# Your goal
Produce an exact copy of the lines below that run from the line containing "Write a Python" to the line containing "from bokeh.resources import INLINE", inclusive; any picture is omitted.
** begin Material for the task **
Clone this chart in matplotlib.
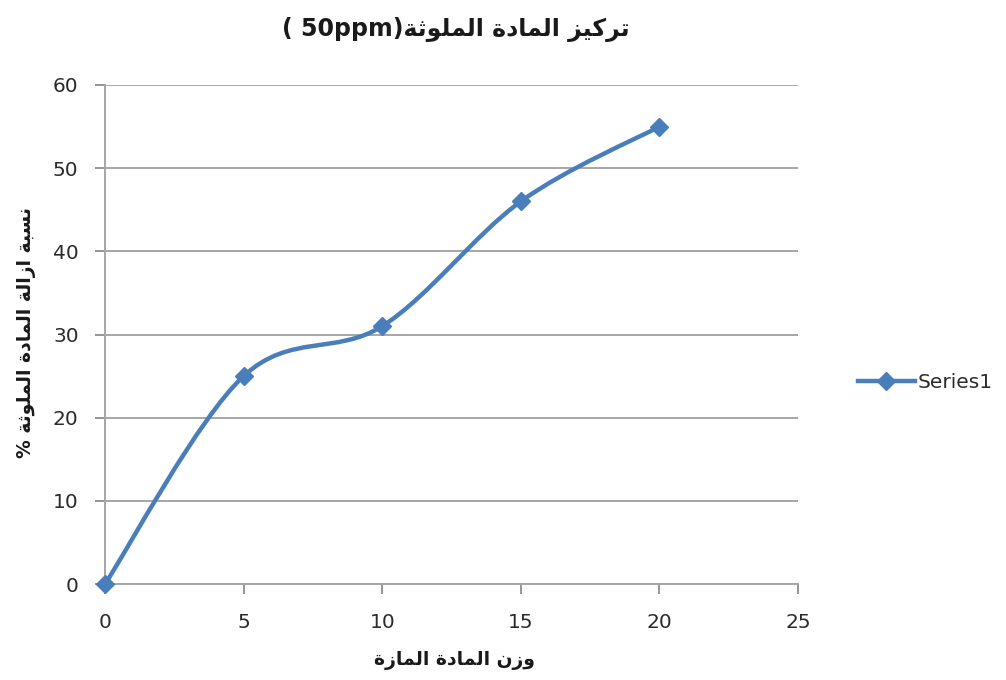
import numpy as np
import matplotlib
matplotlib.use("Agg")
import matplotlib.pyplot as plt
from matplotlib.path import Path
from matplotlib.patches import PathPatch
from matplotlib.lines import Line2D

# ---- data ----
x_vals = [0, 5, 10, 15, 20]
y_vals = [0, 25, 31, 46, 55]
series_name = "Series1"
title_ar = "تركيز المادة الملوثة"
title_latin = "( 50ppm)"
xlabel_ar = "وزن المادة المازة"
ylabel_ar = "نسبة ازالة المادة الملوثة %"
x_ticks = [0, 5, 10, 15, 20, 25]
y_ticks = [0, 10, 20, 30, 40, 50, 60]

# ---- simple Arabic shaping (presentation forms) ----
FORMS = {
    'ا': ('\uFE8D', '\uFE8E', None, None),
    'ب': ('\uFE8F', '\uFE90', '\uFE91', '\uFE92'),
    'ة': ('\uFE93', '\uFE94', None, None),
    'ت': ('\uFE95', '\uFE96', '\uFE97', '\uFE98'),
    'ث': ('\uFE99', '\uFE9A', '\uFE9B', '\uFE9C'),
    'د': ('\uFEA9', '\uFEAA', None, None),
    'ر': ('\uFEAD', '\uFEAE', None, None),
    'ز': ('\uFEAF', '\uFEB0', None, None),
    'س': ('\uFEB1', '\uFEB2', '\uFEB3', '\uFEB4'),
    'ك': ('\uFED9', '\uFEDA', '\uFEDB', '\uFEDC'),
    'ل': ('\uFEDD', '\uFEDE', '\uFEDF', '\uFEE0'),
    'م': ('\uFEE1', '\uFEE2', '\uFEE3', '\uFEE4'),
    'ن': ('\uFEE5', '\uFEE6', '\uFEE7', '\uFEE8'),
    'و': ('\uFEED', '\uFEEE', None, None),
    'ي': ('\uFEF1', '\uFEF2', '\uFEF3', '\uFEF4'),
}


def joins_left(c):
    return c in FORMS and FORMS[c][2] is not None


def shape_word(s):
    out = []
    n = len(s)
    for i, c in enumerate(s):
        if c not in FORMS:
            out.append(c)
            continue
        prev_j = i > 0 and joins_left(s[i - 1])
        next_j = i < n - 1 and s[i + 1] in FORMS and joins_left(c)
        iso, fin, ini, med = FORMS[c]
        if prev_j and next_j:
            out.append(med)
        elif prev_j:
            out.append(fin)
        elif next_j:
            out.append(ini)
        else:
            out.append(iso)
    return ''.join(out)


def visual(s):
    return shape_word(s)[::-1]


def visual_line(s):
    return ' '.join(visual(w) for w in s.split()[::-1])


# ---- figure ----
fig = plt.figure(figsize=(10.06, 6.8), dpi=100)
ax = fig.add_axes([105 / 1006, 1 - 584 / 680, 693 / 1006, 499 / 680])

grid_c = '#A6A6A6'
ax.set_xlim(0, 25)
ax.set_ylim(0, 60)
ax.set_xticks(x_ticks)
ax.set_yticks(y_ticks)
ax.yaxis.grid(True, color=grid_c, linewidth=1.4)
ax.set_axisbelow(True)
for sp in ['top', 'right']:
    ax.spines[sp].set_visible(False)
for sp in ['left', 'bottom']:
    ax.spines[sp].set_color(grid_c)
    ax.spines[sp].set_linewidth(1.4)
ax.tick_params(axis='both', direction='out', length=7, width=1.3, color='#8c8c8c',
               labelsize=14.5, labelcolor='#2b2b2b')
ax.tick_params(axis='y', pad=12)
ax.tick_params(axis='x', pad=14)

# smooth (Excel-like) curve through points using cubic Bezier segments
line_c = '#4A7EBB'
pts = np.column_stack([x_vals, y_vals]).astype(float)
verts = [tuple(pts[0])]
codes = [Path.MOVETO]
n = len(pts)
for i in range(n - 1):
    p0 = pts[i - 1] if i > 0 else pts[i]
    p1 = pts[i]
    p2 = pts[i + 1]
    p3 = pts[i + 2] if i + 2 < n else pts[i + 1]
    c1 = p1 + (p2 - p0) / 6.0
    c2 = p2 - (p3 - p1) / 6.0
    verts += [tuple(c1), tuple(c2), tuple(p2)]
    codes += [Path.CURVE4] * 3
patch = PathPatch(Path(verts, codes), facecolor='none', edgecolor=line_c,
                  linewidth=3.2, capstyle='round', joinstyle='round', zorder=3)
ax.add_patch(patch)
ax.plot(x_vals, y_vals, linestyle='none', marker='D', markersize=9.5,
        color=line_c, zorder=4, clip_on=False)

# titles / labels
fig.text(456 / 1006, 1 - 30 / 680, title_latin + visual(title_ar),
         ha='center', va='center', fontsize=17, fontweight='bold',
         family='DejaVu Sans', color='#1a1a1a')
fig.text(455 / 1006, 1 - 660 / 680, visual_line(xlabel_ar),
         ha='center', va='center', fontsize=13.5, fontweight='bold',
         family='DejaVu Sans', color='#1a1a1a')
fig.text(27 / 1006, 1 - 333 / 680, visual_line(ylabel_ar), rotation=90,
         ha='center', va='center', fontsize=13.5, fontweight='bold',
         family='DejaVu Sans', color='#1a1a1a')

# legend
handle = Line2D([0], [0], color=line_c, linewidth=3.2, marker='D', markersize=9.5)
leg = fig.legend([handle], [series_name], loc='center left',
                 bbox_to_anchor=(840 / 1006, 1 - 383 / 680), frameon=False,
                 fontsize=14.5, handlelength=2.8, handletextpad=0.15,
                 labelcolor='#2b2b2b')

fig.savefig('out.png', dpi=100, facecolor='white')
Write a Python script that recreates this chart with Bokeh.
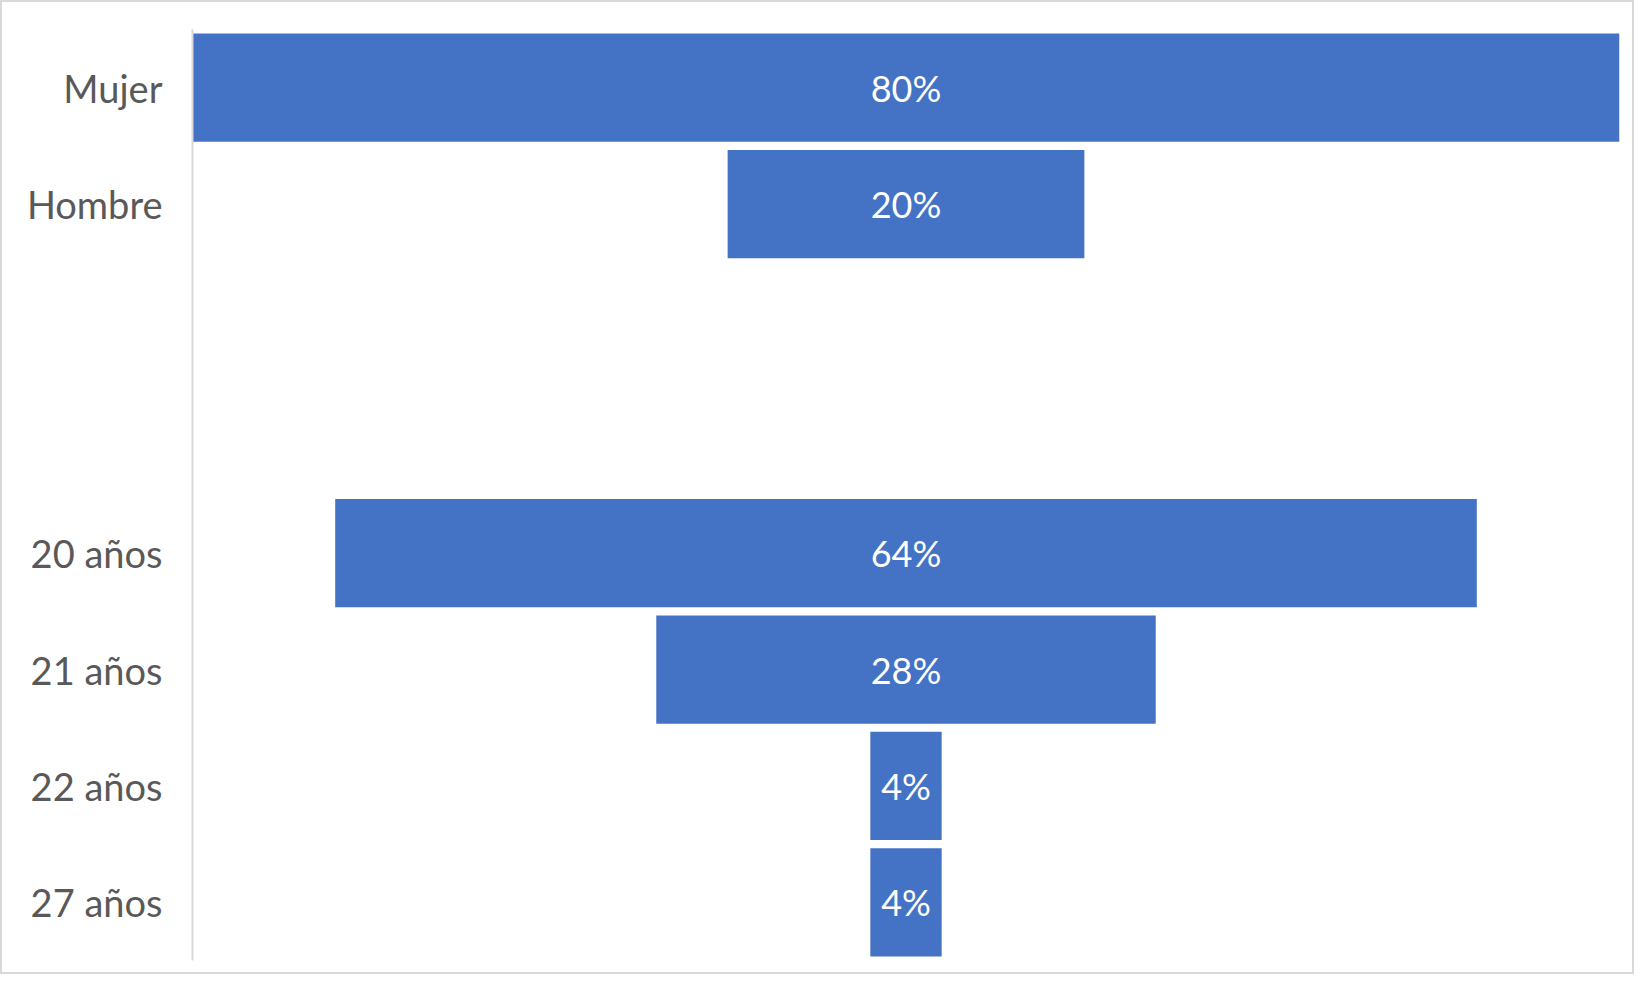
from bokeh.plotting import figure
from bokeh.models import ColumnDataSource, FactorRange, Range1d
from bokeh.core.properties import value
from bokeh.embed import file_html
from bokeh.resources import INLINE

# Data
gender_labels = ["Mujer", "Hombre"]
gender_values = [80, 20]
age_labels = ["20 años", "21 años", "22 años", "27 años"]
age_values = [64, 28, 4, 4]

labels = gender_labels + age_labels
values = gender_values + age_values
blank_rows = [" ", "  "]
factors = gender_labels + blank_rows + age_labels

src = ColumnDataSource(data=dict(
    cat=labels,
    val=values,
    left=[-v / 2 for v in values],
    right=[v / 2 for v in values],
    txt=[f"{v}%" for v in values],
    zero=[0] * len(values),
))

W, H = 1634, 974
p = figure(width=W, height=H, output_backend="svg", toolbar_location=None,
           y_range=FactorRange(factors=list(reversed(factors)), range_padding=0),
           x_range=Range1d(-40, 40),
           min_border_left=190, min_border_right=17, min_border_top=27, min_border_bottom=16,
           styles={"border": "2px solid #d9d9d9", "box-sizing": "border-box"})

p.hbar(y="cat", left="left", right="right", height=0.93, source=src,
       fill_color="#4472C4", line_color=None)

p.text(x="zero", y="cat", text="txt", source=src, text_color="white",
       text_font=value("Lato"), text_font_size="36px",
       text_align="center", text_baseline="middle")

p.xaxis.visible = False
p.xgrid.visible = False
p.ygrid.visible = False
p.outline_line_color = None

ya = p.yaxis[0]
ya.axis_line_color = "#D9D9D9"
ya.axis_line_width = 2
ya.major_tick_line_color = None
ya.minor_tick_line_color = None
ya.major_tick_out = 0
ya.major_tick_in = 0
ya.major_label_standoff = 30
ya.major_label_text_font = "Lato"
ya.major_label_text_font_size = "38px"
ya.major_label_text_color = "#595959"

open("out.html", "w").write(file_html(p, INLINE))
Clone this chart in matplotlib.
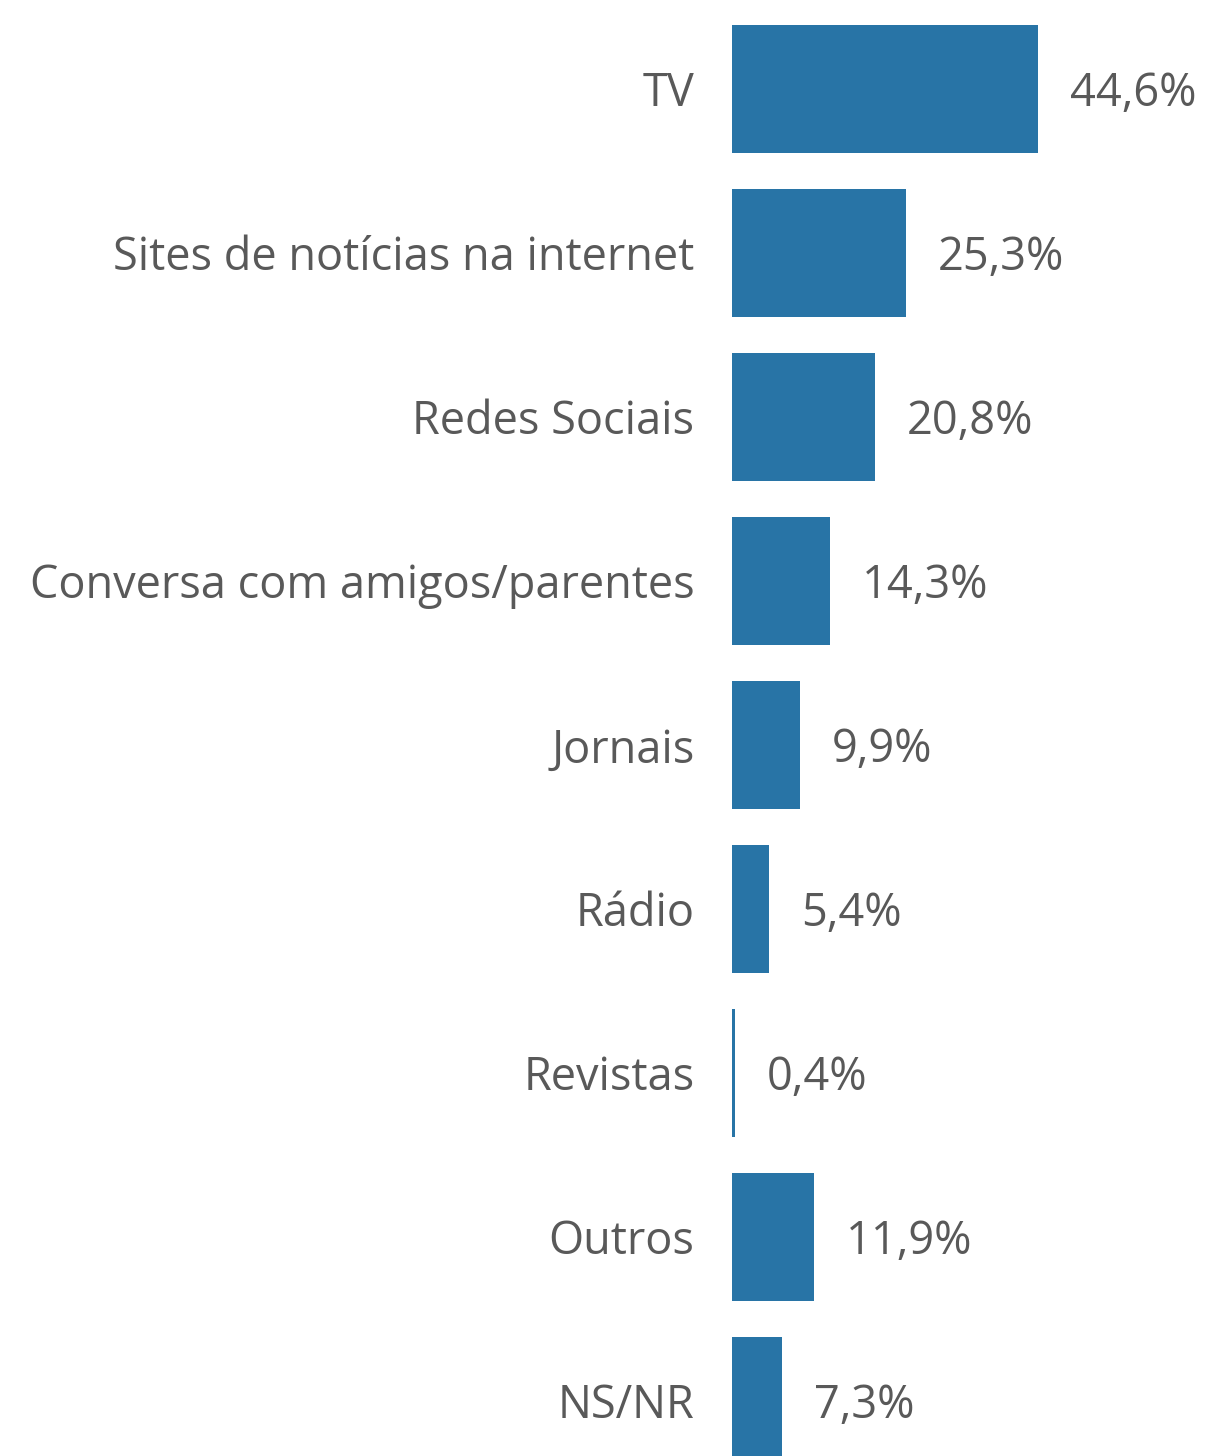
import matplotlib
matplotlib.use("Agg")
import matplotlib.pyplot as plt

categories = ["TV", "Sites de notícias na internet", "Redes Sociais",
              "Conversa com amigos/parentes", "Jornais", "Rádio",
              "Revistas", "Outros", "NS/NR"]
values = [44.6, 25.3, 20.8, 14.3, 9.9, 5.4, 0.4, 11.9, 7.3]
value_labels = ["44,6%", "25,3%", "20,8%", "14,3%", "9,9%", "5,4%", "0,4%", "11,9%", "7,3%"]

W, H, DPI = 1208, 1456, 100
fig = plt.figure(figsize=(W / DPI, H / DPI), dpi=DPI)
left_px = 732
ax = fig.add_axes([left_px / W, 0, 1 - left_px / W, 1])

px_per_unit = 306 / 44.6
ax.set_xlim(0, (W - left_px) / px_per_unit)
ax.set_ylim((H - 89) / 164, -89 / 164)

bar_color = "#2874A6"
text_color = "#595959"
fs = 32.5
family = ["Open Sans", "DejaVu Sans"]

y = list(range(len(categories)))
ax.barh(y, values, height=128 / 164, color=bar_color, align="center")

for yi, v, lab in zip(y, values, value_labels):
    ax.annotate(lab, (v, yi), xytext=(23, 0), textcoords="offset points",
                ha="left", va="center_baseline", fontsize=fs, color=text_color, family=family)

ax.set_yticks(y)
ax.set_yticklabels(categories, fontsize=fs, color=text_color, family=family)
ax.tick_params(axis="y", length=0, pad=27)
ax.set_xticks([])
for s in ax.spines.values():
    s.set_visible(False)

fig.savefig("out.png", dpi=DPI)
** end Material for the task **
# Answer for the task
Write a Python script that recreates this chart with Bokeh.
from bokeh.plotting import figure
from bokeh.models import ColumnDataSource, FactorRange, Range1d
from bokeh.core.properties import value
from bokeh.embed import file_html
from bokeh.resources import INLINE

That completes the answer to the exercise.